What do you think is the most secure (and easy to use) password manager program? It doesn't have to be an X program.

Cheers,

 BerkLast edited by graffitici on Tue Jan 22, 2008 3:00 am; edited 1 time in total

----------

## Hu

A fairly simple solution would be to store the passwords in a text file and protect the text file with app-crypt/gnupg.  You can use symmetric encryption of the file or a password-protected key to protect it.  Combine that with an encrypted swap partition to ensure that any swapped data cannot be recovered via a LiveCD if the hardware is stolen.

----------

## schachti

I'm using kde-misc/pwmanager, and you also can have a look at app-misc/tkpasman.

----------

## skellr

app-admin/keepassx

It uses qt4 (built with qt3support). The Keepass development is active so thats a good sign, there are alot of dead projects out there.

----------

## graffitici

Thanks to everyone for their replies. I checked out all of the proposed programs. Although they all look very promising, I think I will go for the simple gnupg solution after all. The main reason is that I don't want to commit to any single program, since they can stop being developed at any point. The GnuPG project on the other provides a very solid foundation, and I can be sure that if a certain attack is found for any one of the many algorithms provided, they will be the first one to implement a solution. 

I have seen some VIM script that provide support for GnuPG that will make things easier (I don't like the built-in :X command either, since it stores the string "VimCrypt" at the header, giving  information about the type of encryption used). I think encrypting the swap partition would be too much at this point. Since the files that I'm writing will be mostly read as opposed to changed, I can write a few convenience shell scripts that can selectively print out some parts of it on the command-line. As far as I know, there's no way to recover the terminal buffer (please correct me if I'm wrong).

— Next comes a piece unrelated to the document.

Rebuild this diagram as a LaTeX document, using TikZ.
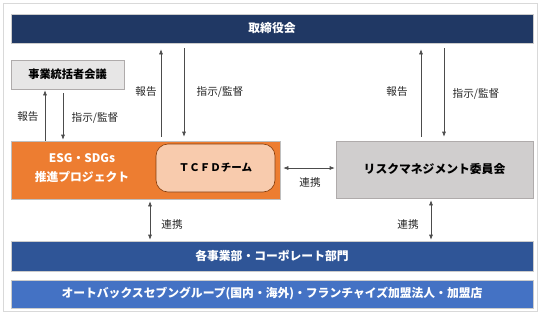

Again, thanks to all for their replies...

----------

## Hu

Text in the terminal buffer is part of memory in some process.  Memory can be written to swap if the system needs that memory for some other purpose.  That is why I recommended an encrypted swap partition.  If the swap partition is encrypted with a random key, then all swapped content, including any terminal contents, is lost(*) when the system is halted.

If swap is encrypted, you can write the plaintext file to a tmpfs to avoid writing any plaintext to the hard drive.  If you write an unencrypted copy of the file to any normal partition, it will be written to the hard disk in plaintext.  This could be recovered by an attacker who obtained the hard drive and searched the drive for printable strings.

* - A sufficiently advanced attacker could try to break the encryption on the swap partition to recover the text.  However, any attacker with sufficient resources to do that probably has easier ways of obtaining the information.

----------